• _RECORD EXTRACTS_:
===============

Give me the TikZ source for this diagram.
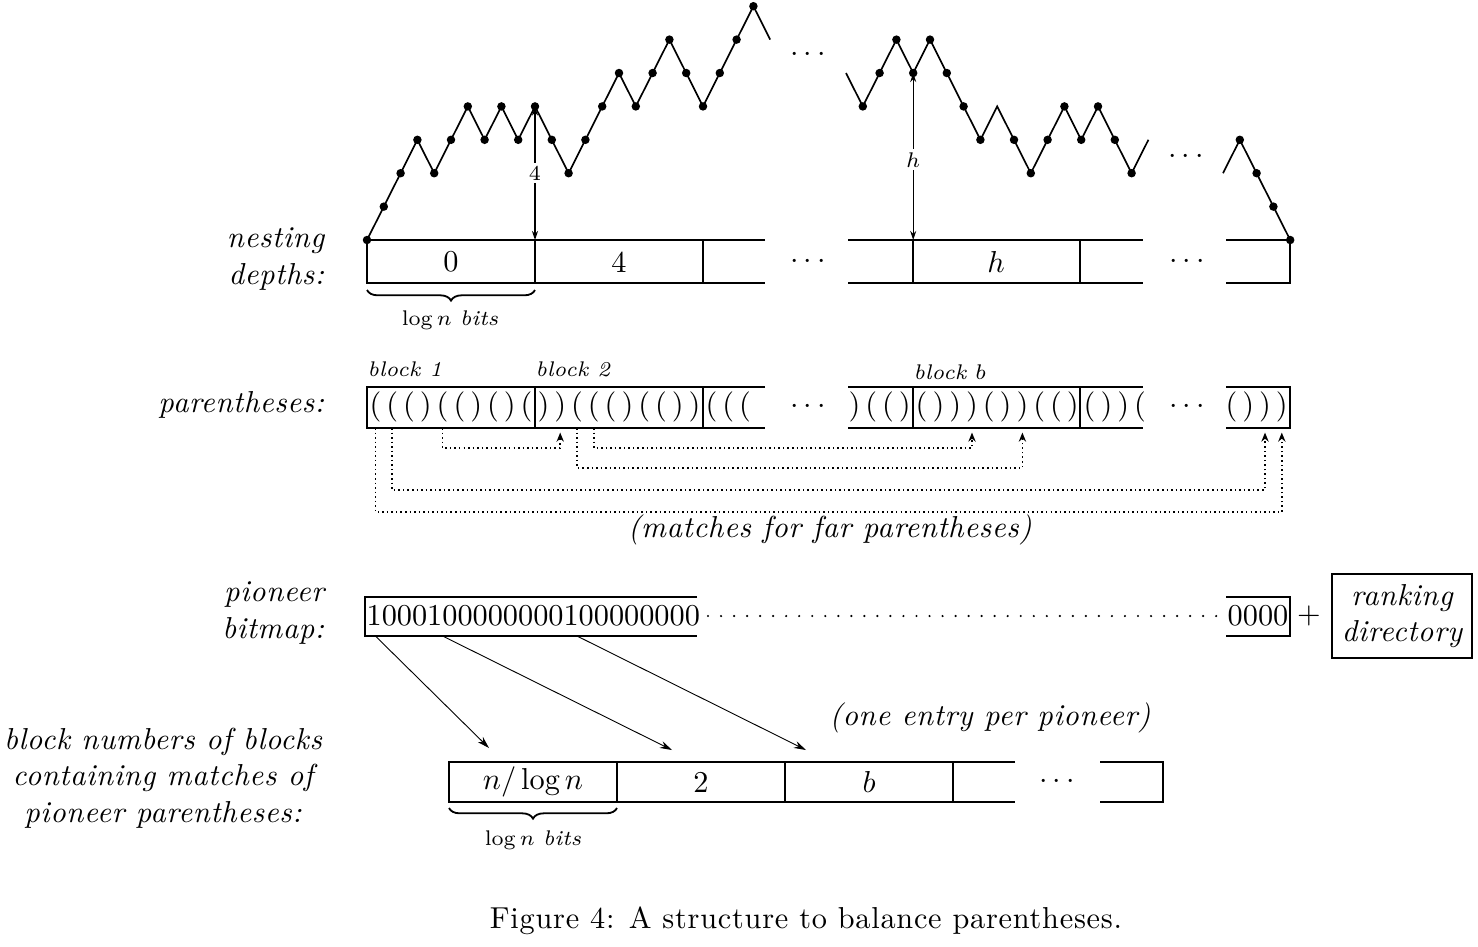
\documentclass[tikz,border=0pt]{standalone}
\usepackage{fontspec}
\newfontfamily\spacedit{Latin Modern Roman}[LetterSpace=2.0]
\newfontfamily\spacedrm{Latin Modern Roman}[LetterSpace=2.5]
\usetikzlibrary{arrows.meta,decorations.pathreplacing}

\tikzset{
  rowname/.style={font=\spacedit\itshape, anchor=east, align=right},
  notetext/.style={font=\spacedit\itshape, align=center},
  blocktag/.style={font=\scriptsize\itshape, anchor=west, inner sep=0pt},
  parenchar/.style={inner sep=0pt},
  boxline/.style={line width=0.6pt},
  walkline/.style={line width=0.55pt},
  deptharrow/.style={line width=0.4pt, {Stealth[length=3pt,width=2pt]}-{Stealth[length=3pt,width=2pt]}},
  farmatch/.style={densely dotted, line width=0.5pt, shorten >=1.5pt, -{Stealth[length=3pt,width=2.4pt,open]}},
  pioptr/.style={line width=0.3pt, -{Stealth[length=4pt,width=2.4pt]}},
  bitsbrace/.style={decorate, decoration={brace, mirror, amplitude=3.5pt}, line width=0.6pt},
}

\begin{document}
\begin{tikzpicture}[x=0.33pt, y=-0.33pt]
\useasboundingbox (0,0) rectangle (1478,946);

% the walk of nesting depths
\foreach \d [count=\k from 0] in {0,1,2,3,2,3,4,3,4,3,4,3,2,3,4,5,4,5,6,5,4,5,6,7,6}
  \coordinate (u\k) at ({367+16.8*\k},{240-33.4*\d});
\foreach \d [count=\k from 0] in {5,4,5,6,5,6,5,4,3,4,3,2,3,4,3,4,3,2,3}
  \coordinate (v\k) at ({846+16.8*\k},{240-33.4*\d});
\foreach \d [count=\k from 0] in {2,3,2,1,0}
  \coordinate (w\k) at ({1223+16.8*\k},{240-33.4*\d});

\draw[walkline] (u0) \foreach \k in {1,...,24} {-- (u\k)};
\draw[walkline] (v0) \foreach \k in {1,...,18} {-- (v\k)};
\draw[walkline] (w0) -- (w1) -- (w2) -- (w3) -- (w4);
\foreach \k in {0,...,23} \fill (u\k) circle (1.4pt);
\foreach \k in {1,...,8,10,11,...,17} \fill (v\k) circle (1.4pt);
\foreach \k in {1,...,4} \fill (w\k) circle (1.4pt);

\node (gapa) at (808,55) {$\cdots$};
\node (gapb) at (1186,157) {$\cdots$};

% rows of cells (depths, parentheses)
\foreach \t/\b in {240/283, 387/428} {
  \draw[boxline] (765,\t) -- (367,\t) -- (367,\b) -- (765,\b);
  \draw[boxline] (535,\t) -- (535,\b) (703,\t) -- (703,\b);
  \draw[boxline] (848,\t) -- (1143,\t) (848,\b) -- (1143,\b);
  \draw[boxline] (913,\t) -- (913,\b) (1080,\t) -- (1080,\b);
  \draw[boxline] (1226,\t) -- (1290,\t) -- (1290,\b) -- (1226,\b);
}

\node[rowname] (nest) at (335,259) {nesting\\depths:};
\node (d0) at (451,262) {0};
\node (d4) at (619,262) {4};
\node (dh) at (996,262) {$h$};
\node (dgapa) at (808,262) {$\cdots$};
\node (dgapb) at (1187,262) {$\cdots$};

\coordinate (dtop) at (0,240);
\draw[deptharrow] (u10) -- node[fill=white, inner sep=1pt, font=\scriptsize] (lfour) {4} (u10 |- dtop);
\draw[deptharrow] (v4) -- node[fill=white, inner sep=1pt, font=\scriptsize, pos=0.52] (lh) {$h$} (v4 |- dtop);

\draw[bitsbrace] (367,290) -- (535,290);
\node[font=\scriptsize] (wa) at (450,320) {$\log n$ \textit{bits}};

% parentheses
\node[rowname] (par) at (335,405) {parentheses:};
\node[blocktag] (blka) at (367,369) {block 1};
\node[blocktag] (blkb) at (535,369) {block 2};
\node[blocktag] (blkc) at (913,372) {block $b$};

\foreach \ch [count=\i] in {o,o,o,c,o,o,c,o,c,o, c,c,o,o,o,c,o,o,c,c, o,o,o}
  \node[parenchar] (a\i) at ({367+16.8*(\i-0.5)},407) {\if\ch o(\else)\fi};
\foreach \ch [count=\i] in {c,o,o,c, o,c,c,c,o,c,c,o,o,c, o,c,c,o}
  \node[parenchar] (b\i) at ({846+16.8*(\i-0.5)},407) {\if\ch o(\else)\fi};
\foreach \ch [count=\i] in {o,c,c,c}
  \node[parenchar] (c\i) at ({1223+16.8*(\i-0.5)},407) {\if\ch o(\else)\fi};
\node (pgapa) at (808,407) {$\cdots$};
\node (pgapb) at (1187,407) {$\cdots$};

\coordinate (pbot) at (0,428);
\draw[farmatch] (a5 |- pbot) -- ++(0,20) -| (a12 |- pbot);
\draw[farmatch] (a14 |- pbot) -- ++(0,20) -| (b8 |- pbot);
\draw[farmatch] (a13 |- pbot) -- ++(0,40) -| (b11 |- pbot);
\draw[farmatch] (a2 |- pbot) -- ++(0,62) -| (c3 |- pbot);
\draw[farmatch] (a1 |- pbot) -- ++(0,84) -| (c4 |- pbot);
\node[notetext] (farnote) at (830,530) {(matches for far parentheses)};

% pioneer bitmap
\node[rowname] (pion) at (335,613) {pioneer\\bitmap:};
\draw[boxline] (697,597) -- (365,597) -- (365,636) -- (697,636);
\node[anchor=west, inner sep=0pt] (bitmap) at (366,616) {1000100000000100000000};
\draw[line width=0.8pt, line cap=round, dash pattern=on 0pt off 4.3pt] (708,616) -- (1220,616);
\draw[boxline] (1226,597) -- (1290,597) -- (1290,636) -- (1226,636);
\node (tail) at (1258,616) {0000};
\node (plus) at (1309,616) {$+$};
\node[notetext, draw, line width=0.6pt, minimum width=46.2pt, minimum height=27.4pt] (rank) at (1402,616) {ranking\\directory};

% block numbers of pioneer matches
\node[notetext] (blocks) at (163,778) {block numbers of blocks\\containing matches of\\pioneer parentheses:};
\draw[boxline] (1015,762) -- (449,762) -- (449,802) -- (1015,802);
\foreach \x in {617,785,953} \draw[boxline] (\x,762) -- (\x,802);
\draw[boxline] (1100,762) -- (1163,762) -- (1163,802) -- (1100,802);
\node (nb1) at (533,782) {$n/\log n$};
\node (nb2) at (701,782) {2};
\node (nb3) at (869,782) {$b$};
\node (nbgap) at (1057,782) {$\cdots$};
\node[notetext] (onenote) at (990,718) {(one entry per pioneer)};

\coordinate (pio) at (0,636);
\coordinate (e1) at (489,748);
\coordinate (e2) at (672,750);
\coordinate (e3) at (806,750);
\draw[pioptr] (a1 |- pio) -- (e1);
\draw[pioptr] (a5 |- pio) -- (e2);
\draw[pioptr] (a13 |- pio) -- (e3);

\draw[bitsbrace] (449,808) -- (617,808);
\node[font=\scriptsize] (wb) at (533,840) {$\log n$ \textit{bits}};

\node[font=\spacedrm] (caption) at (806,921) {Figure 4: A structure to balance parentheses.};
\end{tikzpicture}
\end{document}
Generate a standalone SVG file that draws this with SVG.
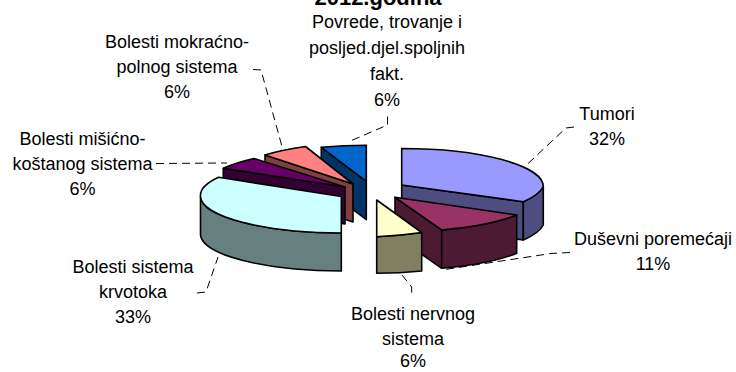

===============

• _PROBLEM_: Copy the whole of the material above exactly, but not its images.

• _TASK RESULT_:
Give me the TikZ source for this diagram.
\documentclass[tikz,border=0pt]{standalone}
\usepackage{fontspec}
\newfontfamily\spacedit{Latin Modern Roman}[LetterSpace=2.0]
\newfontfamily\spacedrm{Latin Modern Roman}[LetterSpace=2.5]
\usetikzlibrary{arrows.meta,decorations.pathreplacing}

\tikzset{
  rowname/.style={font=\spacedit\itshape, anchor=east, align=right},
  notetext/.style={font=\spacedit\itshape, align=center},
  blocktag/.style={font=\scriptsize\itshape, anchor=west, inner sep=0pt},
  parenchar/.style={inner sep=0pt},
  boxline/.style={line width=0.6pt},
  walkline/.style={line width=0.55pt},
  deptharrow/.style={line width=0.4pt, {Stealth[length=3pt,width=2pt]}-{Stealth[length=3pt,width=2pt]}},
  farmatch/.style={densely dotted, line width=0.5pt, shorten >=1.5pt, -{Stealth[length=3pt,width=2.4pt,open]}},
  pioptr/.style={line width=0.3pt, -{Stealth[length=4pt,width=2.4pt]}},
  bitsbrace/.style={decorate, decoration={brace, mirror, amplitude=3.5pt}, line width=0.6pt},
}

\begin{document}
\begin{tikzpicture}[x=0.33pt, y=-0.33pt]
\useasboundingbox (0,0) rectangle (1478,946);

% the walk of nesting depths
\foreach \d [count=\k from 0] in {0,1,2,3,2,3,4,3,4,3,4,3,2,3,4,5,4,5,6,5,4,5,6,7,6}
  \coordinate (u\k) at ({367+16.8*\k},{240-33.4*\d});
\foreach \d [count=\k from 0] in {5,4,5,6,5,6,5,4,3,4,3,2,3,4,3,4,3,2,3}
  \coordinate (v\k) at ({846+16.8*\k},{240-33.4*\d});
\foreach \d [count=\k from 0] in {2,3,2,1,0}
  \coordinate (w\k) at ({1223+16.8*\k},{240-33.4*\d});

\draw[walkline] (u0) \foreach \k in {1,...,24} {-- (u\k)};
\draw[walkline] (v0) \foreach \k in {1,...,18} {-- (v\k)};
\draw[walkline] (w0) -- (w1) -- (w2) -- (w3) -- (w4);
\foreach \k in {0,...,23} \fill (u\k) circle (1.4pt);
\foreach \k in {1,...,8,10,11,...,17} \fill (v\k) circle (1.4pt);
\foreach \k in {1,...,4} \fill (w\k) circle (1.4pt);

\node (gapa) at (808,55) {$\cdots$};
\node (gapb) at (1186,157) {$\cdots$};

% rows of cells (depths, parentheses)
\foreach \t/\b in {240/283, 387/428} {
  \draw[boxline] (765,\t) -- (367,\t) -- (367,\b) -- (765,\b);
  \draw[boxline] (535,\t) -- (535,\b) (703,\t) -- (703,\b);
  \draw[boxline] (848,\t) -- (1143,\t) (848,\b) -- (1143,\b);
  \draw[boxline] (913,\t) -- (913,\b) (1080,\t) -- (1080,\b);
  \draw[boxline] (1226,\t) -- (1290,\t) -- (1290,\b) -- (1226,\b);
}

\node[rowname] (nest) at (335,259) {nesting\\depths:};
\node (d0) at (451,262) {0};
\node (d4) at (619,262) {4};
\node (dh) at (996,262) {$h$};
\node (dgapa) at (808,262) {$\cdots$};
\node (dgapb) at (1187,262) {$\cdots$};

\coordinate (dtop) at (0,240);
\draw[deptharrow] (u10) -- node[fill=white, inner sep=1pt, font=\scriptsize] (lfour) {4} (u10 |- dtop);
\draw[deptharrow] (v4) -- node[fill=white, inner sep=1pt, font=\scriptsize, pos=0.52] (lh) {$h$} (v4 |- dtop);

\draw[bitsbrace] (367,290) -- (535,290);
\node[font=\scriptsize] (wa) at (450,320) {$\log n$ \textit{bits}};

% parentheses
\node[rowname] (par) at (335,405) {parentheses:};
\node[blocktag] (blka) at (367,369) {block 1};
\node[blocktag] (blkb) at (535,369) {block 2};
\node[blocktag] (blkc) at (913,372) {block $b$};

\foreach \ch [count=\i] in {o,o,o,c,o,o,c,o,c,o, c,c,o,o,o,c,o,o,c,c, o,o,o}
  \node[parenchar] (a\i) at ({367+16.8*(\i-0.5)},407) {\if\ch o(\else)\fi};
\foreach \ch [count=\i] in {c,o,o,c, o,c,c,c,o,c,c,o,o,c, o,c,c,o}
  \node[parenchar] (b\i) at ({846+16.8*(\i-0.5)},407) {\if\ch o(\else)\fi};
\foreach \ch [count=\i] in {o,c,c,c}
  \node[parenchar] (c\i) at ({1223+16.8*(\i-0.5)},407) {\if\ch o(\else)\fi};
\node (pgapa) at (808,407) {$\cdots$};
\node (pgapb) at (1187,407) {$\cdots$};

\coordinate (pbot) at (0,428);
\draw[farmatch] (a5 |- pbot) -- ++(0,20) -| (a12 |- pbot);
\draw[farmatch] (a14 |- pbot) -- ++(0,20) -| (b8 |- pbot);
\draw[farmatch] (a13 |- pbot) -- ++(0,40) -| (b11 |- pbot);
\draw[farmatch] (a2 |- pbot) -- ++(0,62) -| (c3 |- pbot);
\draw[farmatch] (a1 |- pbot) -- ++(0,84) -| (c4 |- pbot);
\node[notetext] (farnote) at (830,530) {(matches for far parentheses)};

% pioneer bitmap
\node[rowname] (pion) at (335,613) {pioneer\\bitmap:};
\draw[boxline] (697,597) -- (365,597) -- (365,636) -- (697,636);
\node[anchor=west, inner sep=0pt] (bitmap) at (366,616) {1000100000000100000000};
\draw[line width=0.8pt, line cap=round, dash pattern=on 0pt off 4.3pt] (708,616) -- (1220,616);
\draw[boxline] (1226,597) -- (1290,597) -- (1290,636) -- (1226,636);
\node (tail) at (1258,616) {0000};
\node (plus) at (1309,616) {$+$};
\node[notetext, draw, line width=0.6pt, minimum width=46.2pt, minimum height=27.4pt] (rank) at (1402,616) {ranking\\directory};

% block numbers of pioneer matches
\node[notetext] (blocks) at (163,778) {block numbers of blocks\\containing matches of\\pioneer parentheses:};
\draw[boxline] (1015,762) -- (449,762) -- (449,802) -- (1015,802);
\foreach \x in {617,785,953} \draw[boxline] (\x,762) -- (\x,802);
\draw[boxline] (1100,762) -- (1163,762) -- (1163,802) -- (1100,802);
\node (nb1) at (533,782) {$n/\log n$};
\node (nb2) at (701,782) {2};
\node (nb3) at (869,782) {$b$};
\node (nbgap) at (1057,782) {$\cdots$};
\node[notetext] (onenote) at (990,718) {(one entry per pioneer)};

\coordinate (pio) at (0,636);
\coordinate (e1) at (489,748);
\coordinate (e2) at (672,750);
\coordinate (e3) at (806,750);
\draw[pioptr] (a1 |- pio) -- (e1);
\draw[pioptr] (a5 |- pio) -- (e2);
\draw[pioptr] (a13 |- pio) -- (e3);

\draw[bitsbrace] (449,808) -- (617,808);
\node[font=\scriptsize] (wb) at (533,840) {$\log n$ \textit{bits}};

\node[font=\spacedrm] (caption) at (806,921) {Figure 4: A structure to balance parentheses.};
\end{tikzpicture}
\end{document}
Generate a standalone SVG file that draws this with SVG.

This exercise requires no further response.